BUGS BUGS Insects

Dusk here at Kufunda Village is about a constant barrage of attacks on my ankles, arms, and any exposed skin for that matter. Summer means it’s the rainy season, which means this place is ALIVE! From creeping vines, to head high grasses of all varieties, to Msasa trees bearing pods, to huge flowering wild marigolds. All this plant abundance spills out to the insect kingdom, and we have a wonderful variety of bugs to enjoy, swat and marvel at. Maybe farm kids and people who have lived in the bush are used to this, but coming from the windblown summer of Cape Town, this is all worth mentioning.


Beetle on sand

 

Firstly, we have a small ‘pet’ rain spider who lives under the picture frame next to our bed. He/she peeks out usually at night. I think her sisters live under every picture frame in the house (and there are quite a few). Calm, ever present and flat to the wall. She can stay. Every evening there are a bunch of Christmas /summer beetles of different sizes who manage to find their way into the shower. It seems like they spend the entire night trying to dig their way out through the grout between the bathroom tiles – with no success. The flying ants that come into the cottage with their long drippy delicate wings are definitive summer bugs and remind me of my childhood on hot balmy nights in Joburg after the rain. 
 
There is a termite hole that looks about 2 meters deep in our ‘driveway’ to the cottage, and we have to just learn to live in harmony with the ants. All the ants. It is usually about two days after we sweep the house, that the ants and termites have found a crack in the house structure and have started piling out sand again. So there are little piles of scattered sand all over the house. Some woodland forest ants are as big as 50c pieces… and if you lift the layers of leaf debris in the forest, there are a myriad of other bugs.


 

Lush green forests and boulders to explore in and around the village 


In the shared office, which is a room in our hosts house, the leggy wasps with loud buzzers in their wings fly in and out the open windows, always looking for new nest sites. I know they have a nest in a certain lever arch file, busy building with mud and waspy spit and are creating a new one under the desk. I’ve learnt that these yellow legged ones are pretty harmless and won’t sting, unless seriously provoked. Recently, one started creating a nest in the side cushion of our couch!

 

Beautiful patterns on this moth the size of a human fist!

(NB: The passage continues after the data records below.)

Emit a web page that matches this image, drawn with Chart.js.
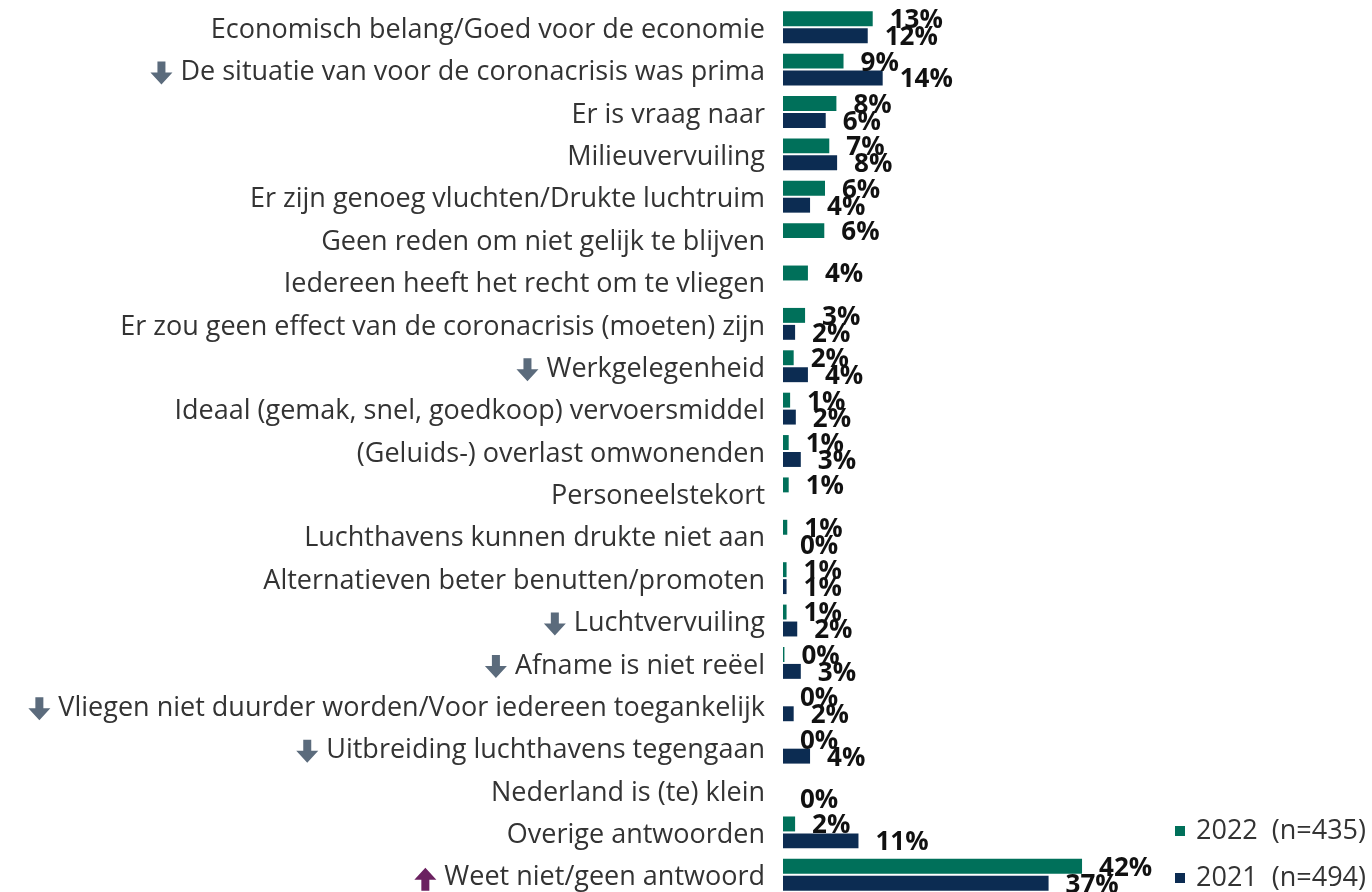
<!DOCTYPE html>
<html>
<head>
<meta charset="utf-8">
<script src="https://cdn.jsdelivr.net/npm/chart.js@4.4.0/dist/chart.umd.min.js"></script>
<style>
  html, body { margin: 0; padding: 0; overflow: hidden; background: #fff; }
  #wrap { width: 1372px; height: 900px; position: relative; }
</style>
</head>
<body>
<div id="wrap"><canvas id="myChart"></canvas></div>
<script>
var categories = [
    'Economisch belang/Goed voor de economie',
    'De situatie van voor de coronacrisis was prima',
    'Er is vraag naar',
    'Milieuvervuiling',
    'Er zijn genoeg vluchten/Drukte luchtruim',
    'Geen reden om niet gelijk te blijven',
    'Iedereen heeft het recht om te vliegen',
    'Er zou geen effect van de coronacrisis (moeten) zijn',
    'Werkgelegenheid',
    'Ideaal (gemak, snel, goedkoop) vervoersmiddel',
    '(Geluids-) overlast omwonenden',
    'Personeelstekort',
    'Luchthavens kunnen drukte niet aan',
    'Alternatieven beter benutten/promoten',
    'Luchtvervuiling',
    'Afname is niet reëel',
    'Vliegen niet duurder worden/Voor iedereen toegankelijk',
    'Uitbreiding luchthavens tegengaan',
    'Nederland is (te) klein',
    'Overige antwoorden',
    'Weet niet/geen antwoord'
];
// significant change markers shown left of the label
var arrows = ['', 'down', '', '', '', '', '', '', 'down', '', '', '', '', '', 'down', 'down', 'down', 'down', '', '', 'up'];

var values2022 = [12.6, 8.5, 7.5, 6.5, 5.9, 5.8, 3.5, 3.1, 1.5, 1.0, 0.8, 0.8, 0.6, 0.5, 0.5, 0.2, 0, 0, null, 1.7, 42];
var values2021 = [11.9, 14.0, 6.0, 7.6, 3.8, null, null, 1.7, 3.5, 1.8, 2.5, null, 0, 0.5, 2.0, 2.5, 1.5, 3.8, 0, 10.6, 37.3];
var seriesLabels = ['2022  (n=435)', '2021  (n=494)'];
var seriesColors = ['#00705a', '#0c2c52'];

var tickFont = { family: 'Open Sans', size: 27 };
var tickPad = 10;   // plus 8px tick length

var valueLabels = {
    id: 'valueLabels',
    afterDatasetsDraw: function(chart) {
        var ctx = chart.ctx;
        ctx.save();
        ctx.font = 'bold 26px "Open Sans"';
        ctx.fillStyle = '#111';
        ctx.textBaseline = 'middle';
        chart.data.datasets.forEach(function(ds, di) {
            var meta = chart.getDatasetMeta(di);
            meta.data.forEach(function(bar, i) {
                var v = ds.data[i];
                if (v === null || v === undefined) return;
                ctx.fillText(Math.round(v) + '%', bar.x + 17, bar.y + 2);
            });
        });
        ctx.restore();
    }
};

var arrowMarks = {
    id: 'arrowMarks',
    afterDraw: function(chart) {
        var ctx = chart.ctx;
        var yScale = chart.scales.y;
        ctx.save();
        ctx.font = tickFont.size + 'px "' + tickFont.family + '"';
        arrows.forEach(function(a, i) {
            if (!a) return;
            var y = yScale.getPixelForTick(i) + 4;
            var w = ctx.measureText(categories[i]).width;
            var right = yScale.right - 8 - tickPad - w - 8;
            var cx = right - 11;
            ctx.beginPath();
            if (a === 'down') {
                ctx.fillStyle = '#5b6b7c';
                ctx.moveTo(cx - 4, y - 12);
                ctx.lineTo(cx + 4, y - 12);
                ctx.lineTo(cx + 4, y - 1);
                ctx.lineTo(cx + 11, y - 1);
                ctx.lineTo(cx, y + 11);
                ctx.lineTo(cx - 11, y - 1);
                ctx.lineTo(cx - 4, y - 1);
            } else {
                ctx.fillStyle = '#6b2160';
                ctx.moveTo(cx - 4, y + 12);
                ctx.lineTo(cx + 4, y + 12);
                ctx.lineTo(cx + 4, y + 1);
                ctx.lineTo(cx + 11, y + 1);
                ctx.lineTo(cx, y - 11);
                ctx.lineTo(cx - 11, y + 1);
                ctx.lineTo(cx - 4, y + 1);
            }
            ctx.closePath();
            ctx.fill();
        });
        ctx.restore();
    }
};

// legend in the bottom right corner, stacked
var cornerLegend = {
    id: 'cornerLegend',
    afterDraw: function(chart) {
        var ctx = chart.ctx;
        ctx.save();
        ctx.font = '27px "Open Sans"';
        ctx.textBaseline = 'middle';
        var rows = [831, 878];
        chart.data.datasets.forEach(function(ds, i) {
            ctx.fillStyle = ds.backgroundColor;
            ctx.fillRect(1175, rows[i] - 5, 10, 10);
            ctx.fillStyle = '#333';
            ctx.fillText(ds.label, 1196, rows[i]);
        });
        ctx.restore();
    }
};

var ctx = document.getElementById('myChart').getContext('2d');
var chart = new Chart(ctx, {
    type: 'bar',
    data: {
        labels: categories,
        datasets: [{
            label: seriesLabels[0],
            data: values2022,
            backgroundColor: seriesColors[0],
            categoryPercentage: 0.8,
            barPercentage: 0.88
        }, {
            label: seriesLabels[1],
            data: values2021,
            backgroundColor: seriesColors[1],
            categoryPercentage: 0.8,
            barPercentage: 0.88
        }]
    },
    options: {
        indexAxis: 'y',
        responsive: true,
        maintainAspectRatio: false,
        animation: false,
        layout: { padding: { top: 6, bottom: 4, left: 0, right: 233 } },
        scales: {
            x: { display: false, min: 0, max: 50 },
            y: {
                grid: { display: false },
                border: { display: false },
                ticks: { color: '#333', font: tickFont, padding: tickPad, autoSkip: false, labelOffset: 3 },
                afterFit: function(scale) {
                    scale.width = 783;
                    scale.paddingTop = 0;
                    scale.paddingBottom = 0;
                }
            }
        },
        plugins: {
            legend: { display: false },
            tooltip: { enabled: false }
        }
    },
    plugins: [valueLabels, arrowMarks, cornerLegend]
});
</script>
</body>
</html>
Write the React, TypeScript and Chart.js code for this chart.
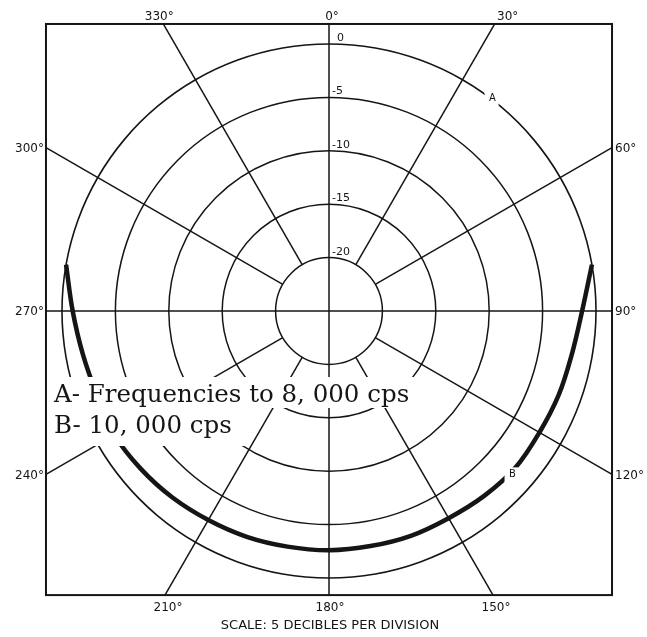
import React, { useEffect, useRef } from "react";
import { Chart, registerables } from "chart.js";

Chart.register(...registerables);

// Bearings (degrees clockwise from 0° at the top) at which the curves are sampled
const bearings = [
  0, 10, 20, 30, 40, 50, 60, 70, 80, 90, 100, 110,
  120, 130, 140, 150, 160, 170, 180, 190, 200, 210, 220, 230,
  240, 250, 260, 270, 280, 290, 300, 310, 320, 330, 340, 350,
];

// Curve A – frequencies to 8,000 cps (relative level, dB)
const curveA = [
  0, 0, 0, 0, 0, 0, 0, 0, 0, 0, 0, 0,
  0, 0, 0, 0, 0, 0, 0, 0, 0, 0, 0, 0,
  0, 0, 0, 0, 0, 0, 0, 0, 0, 0, 0, 0,
];

// Curve B – 10,000 cps (relative level, dB); null where the curve is not drawn
const curveB = [
  null, null, null, null, null, null, null, null, 0, -1.3, -1.9, -2.1,
  -2.25, -2.2, -2.4, -2.6, -2.6, -2.65, -2.6, -2.6, -2.5, -2.4, -2.2, -2.0,
  -1.8, -1.9, -1.6, -1.0, 0, null, null, null, null, null, null, null,
];

// Radial spokes and their labels
const spokeAngles = [0, 30, 60, 90, 120, 150, 180, 210, 240, 270, 300, 330];
const spokeLabels = ["0°", "30°", "60°", "90°", "120°", "150°", "180°", "210°", "240°", "270°", "300°", "330°"];

// Ring values (dB) and their labels
const ringValues = [0, -5, -10, -15, -20];
const ringLabels = ["0", "-5", "-10", "-15", "-20"];

const legendLines = ["A- Frequencies to 8, 000 cps", "B- 10, 000 cps"];
const caption = "SCALE: 5 DECIBLES PER DIVISION";

// curve markers
const markerA = { text: "A", bearing: 37.5, level: 0 };
const markerB = { text: "B", bearing: 132, level: -2.0 };

// ---- styles ----
const INK = "#151515";
const SANS = "'DejaVu Sans', 'Liberation Sans', sans-serif";
const SERIF = "'DejaVu Serif', serif";
const labelNudge: Record<string, number> = { "0°": 3, "30°": 13, "330°": -4, "210°": 3, "180°": 1, "150°": 3 };

const decor = {
  id: "decor",
  beforeDatasetsDraw(chart: any) {
    const s = chart.scales.r;
    const ctx = chart.ctx as CanvasRenderingContext2D;
    const cx = s.xCenter;
    const cy = s.yCenter;
    const R = s.drawingArea;
    const box = { l: cx - R * 1.06, r: cx + R * 1.06, t: cy - R * 1.075, b: cy + R * 1.064 };
    ctx.save();
    ctx.strokeStyle = INK;
    ctx.lineWidth = 1.5;
    spokeAngles.forEach((a) => {
      const idx = a / 10;
      const p = s.getPointPosition(idx, 1);
      const dx = p.x - cx;
      const dy = p.y - cy;
      const ts: number[] = [];
      if (dx > 1e-9) ts.push((box.r - cx) / dx);
      if (dx < -1e-9) ts.push((box.l - cx) / dx);
      if (dy > 1e-9) ts.push((box.b - cy) / dy);
      if (dy < -1e-9) ts.push((box.t - cy) / dy);
      const t = Math.min(...ts);
      const r0 = a % 90 === 0 ? 0 : s.getDistanceFromCenterForValue(-20);
      ctx.beginPath();
      ctx.moveTo(cx + dx * r0, cy + dy * r0);
      ctx.lineTo(cx + dx * t, cy + dy * t);
      ctx.stroke();
    });
    ctx.restore();
  },
  afterDatasetsDraw(chart: any) {
    const s = chart.scales.r;
    const ctx = chart.ctx as CanvasRenderingContext2D;
    const cx = s.xCenter;
    const cy = s.yCenter;
    const R = s.drawingArea;
    const box = { l: cx - R * 1.06, r: cx + R * 1.06, t: cy - R * 1.075, b: cy + R * 1.064 };
    ctx.save();

    // legend masks
    ctx.fillStyle = "#ffffff";
    ctx.fillRect(cx - 281, cy + 66, 372, 31);
    ctx.fillRect(cx - 281, cy + 96, 199, 39);

    // marker masks + text
    [markerA, markerB].forEach((m) => {
      const p = s.getPointPosition(m.bearing / 10, s.getDistanceFromCenterForValue(m.level));
      ctx.fillStyle = "#ffffff";
      ctx.fillRect(p.x - 7, p.y - 8, 14, 16);
      ctx.fillStyle = INK;
      ctx.font = `10px ${SANS}`;
      ctx.textAlign = "center";
      ctx.textBaseline = "middle";
      ctx.fillText(m.text, p.x + 1, p.y - 1);
    });

    // legend text
    ctx.fillStyle = INK;
    ctx.font = `24.5px ${SERIF}`;
    ctx.textAlign = "left";
    ctx.textBaseline = "alphabetic";
    ctx.fillText(legendLines[0], cx - 275, cy + 91);
    ctx.fillText(legendLines[1], cx - 275, cy + 122);

    // ring value labels
    ctx.font = `11px ${SANS}`;
    ctx.textAlign = "left";
    ctx.textBaseline = "alphabetic";
    const minusW = ctx.measureText("-").width;
    ringValues.forEach((v, i) => {
      const y = cy - s.getDistanceFromCenterForValue(v) - 3;
      ctx.fillText(ringLabels[i], cx + 3 + (v === 0 ? minusW + 1 : 0), y);
    });

    // border
    ctx.strokeStyle = INK;
    ctx.lineWidth = 2;
    ctx.strokeRect(box.l, box.t, box.r - box.l, box.b - box.t);

    // spoke labels
    ctx.font = `12px ${SANS}`;
    spokeAngles.forEach((a, i) => {
      const p = s.getPointPosition(a / 10, 1);
      const dx = p.x - cx;
      const dy = p.y - cy;
      const cands: { t: number; side: string }[] = [];
      if (dx > 1e-9) cands.push({ t: (box.r - cx) / dx, side: "r" });
      if (dx < -1e-9) cands.push({ t: (box.l - cx) / dx, side: "l" });
      if (dy > 1e-9) cands.push({ t: (box.b - cy) / dy, side: "b" });
      if (dy < -1e-9) cands.push({ t: (box.t - cy) / dy, side: "t" });
      cands.sort((u, v) => u.t - v.t);
      const { t, side } = cands[0];
      const x = cx + dx * t;
      const y = cy + dy * t;
      const lab = spokeLabels[i];
      const nudge = labelNudge[lab] || 0;
      if (side === "t") {
        ctx.textAlign = "center";
        ctx.textBaseline = "alphabetic";
        ctx.fillText(lab, x + nudge, y - 4);
      } else if (side === "b") {
        ctx.textAlign = "center";
        ctx.textBaseline = "alphabetic";
        ctx.fillText(lab, x + nudge, y + 16);
      } else if (side === "l") {
        ctx.textAlign = "right";
        ctx.textBaseline = "middle";
        ctx.fillText(lab, x - 2, y + 1);
      } else {
        ctx.textAlign = "left";
        ctx.textBaseline = "middle";
        ctx.fillText(lab, x + 3, y + 1);
      }
    });

    // caption
    ctx.font = `13px ${SANS}`;
    ctx.textAlign = "center";
    ctx.textBaseline = "alphabetic";
    ctx.fillText(caption, cx + 1, box.b + 34);

    ctx.restore();
  },
};

export default function App() {
  const ref = useRef<HTMLCanvasElement | null>(null);
  useEffect(() => {
    if (!ref.current) return;
    const chart = new Chart(ref.current, {
      type: "radar",
      data: {
        labels: bearings.map((b) => `${b}°`),
        datasets: [
          {
            label: "A",
            data: curveA,
            borderColor: INK,
            borderWidth: 1.6,
            backgroundColor: "rgba(0,0,0,0)",
            fill: false,
            tension: 0.35,
            pointRadius: 0,
          },
          {
            label: "B",
            data: curveB as any,
            borderColor: INK,
            borderWidth: 4.5,
            backgroundColor: "rgba(0,0,0,0)",
            fill: false,
            tension: 0.35,
            spanGaps: false,
            pointRadius: 0,
          },
        ],
      },
      options: {
        responsive: false,
        animation: false,
        devicePixelRatio: 1,
        layout: { padding: { left: 62, right: 51, top: 44, bottom: 59 } },
        plugins: { legend: { display: false }, tooltip: { enabled: false } },
        scales: {
          r: {
            min: -25,
            max: 0,
            startAngle: 0,
            ticks: { display: false, stepSize: 5 },
            pointLabels: { display: false },
            angleLines: { display: false },
            grid: {
              circular: true,
              color: (c: any) => (c.tick && c.tick.value === 0 ? "rgba(0,0,0,0)" : INK),
              lineWidth: 1.5,
            },
          },
        },
      },
      plugins: [decor],
    });
    return () => chart.destroy();
  }, []);
  return (
    <canvas
      ref={ref}
      width={647}
      height={637}
      style={{ position: "fixed", left: 0, top: 0, width: 647, height: 637, background: "#fff" }}
    />
  );
}
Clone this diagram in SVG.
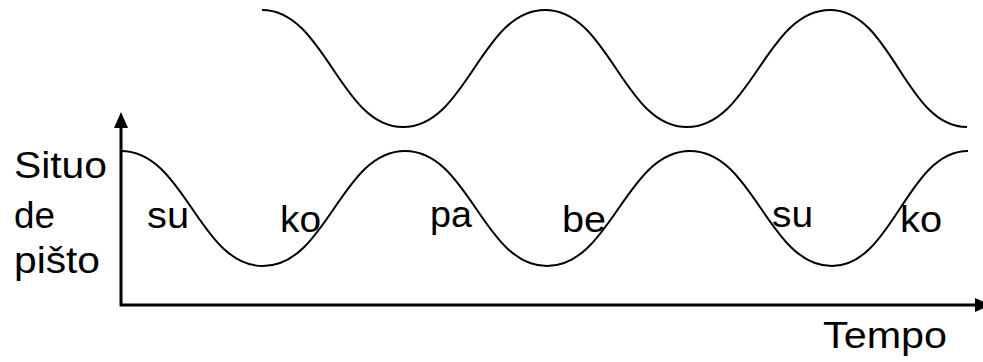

Then there are the mantids. Flying in and around at night. Sitting patiently in our mosquito net, waiting to catch a slow smaller creature for a midnight snack. I love them. They are like moths here. Ah, and the moths…! Works of art. Some are leaf-like, some are designed to instill fear or admiration. Gabriel is petrified of moths. Weird, as he loves most other insects. But he’s had some horrid showers with the oversized moths flapping in his space, and trying to land on his naked body. We all have a good laugh while he is shrieking.

 

Azara with her moth 'brooch'


I’ve thoroughly enjoyed the insects (do people say that, enjoy insects?) in this part of Zimbabwe and keep finding new bugs to observe. I just wish I had a bug book with us to do some proper identification. We do have some tiny scorpions running around, I had one run out my shoe over my arm as I was getting ready for a run. Luckily no sting this time! Not like the last time I sat on a scorpion at 5am in our tent in the Northern Cape, just before a 15km trail run. That poison coursed through me and I ran across land in a slight delirium. After I finished the race, I had to sleep for 3 hours…. 

Lace wing found in the forest


Some of the irritating insects also occur, like the daytime mosquitoes, and the midges who hang around the horses, trying to bite in their ears, and just irritate us humans. And the perpetual fruit flies who want to devour our mangoes and bananas…. And we did swim in a lily pond a few weeks ago which had tiny snails that stuck to our skin – Bilharzia eek ??? But overall they are fabulous. Let’s talk again in a few months, I might have a different tune.